There is a comprehensive school named after him, the Friedrich-Albert-Lange-Gesamtschule, in Wald, his birthplace, which is now part of the city of Solingen.

Philosophy

Adopting the Kantian standpoint that we can know nothing but phenomena, Lange maintained that neither materialism nor any other metaphysical system has a valid claim to ultimate truth. For empirical phenomenal knowledge, however, materialism, with its exact scientific methods, has done a most valuable service. Ideal metaphysics, though they fail of the inner truth of things, have a value as the embodiment of high aspirations, in the same way as poetry and religion. In Lange's Logische Studien, which attempts a reconstruction of formal logic, the leading idea is that reasoning has validity insofar as it can be represented in terms of space. His Arbeiterfrage advocates an ill-defined form of socialism. It protests against contemporary industrial selfishness, and against the organization of industry on the Darwinian principle of struggle for existence.

Political activism

Lange was a known political activist who frequently advocated for nonviolent social change in Germany, commonly attributed to his support of worker's rights and women's suffrage following the upsurge of labor movements during Germany's early industrialization. Lange was sympathetic towards the rallying of workers' unions as he believed them to be a crucial step towards the egalitarian society he details in a large variety of his published works. When Lange was twenty, he became an official member of the German Social Democratic Party, otherwise known as the SPD, and would swiftly rise to prominence primarily as a result of his dedication to improving workers’ well-being and education.
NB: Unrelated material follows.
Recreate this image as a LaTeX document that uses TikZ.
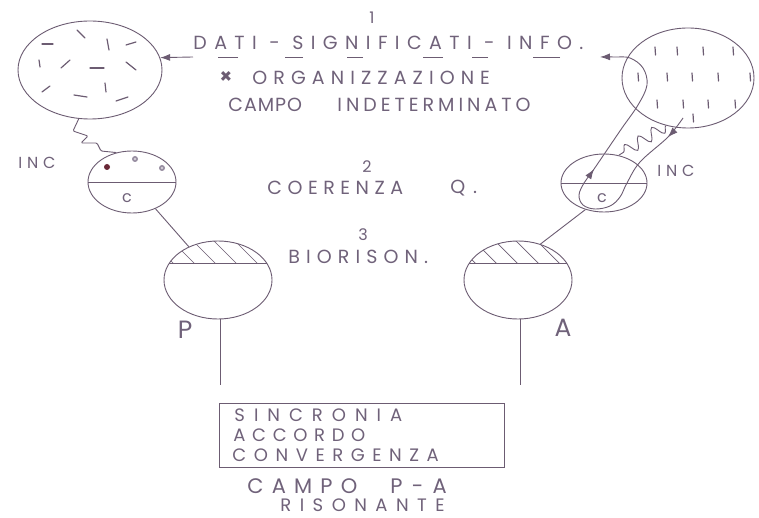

He would remain an important piece of the SPD until his death at the age of forty-seven. Lange upheld his belief in passive reform and argued against the use of violence in spite of many revolutionaries who he frequently clashed with. His loyalty to his ideals enabled him to accrue a great following of supporters that believed in his idea of a peaceful revolution, giving him a powerful basis for his later movements and publications.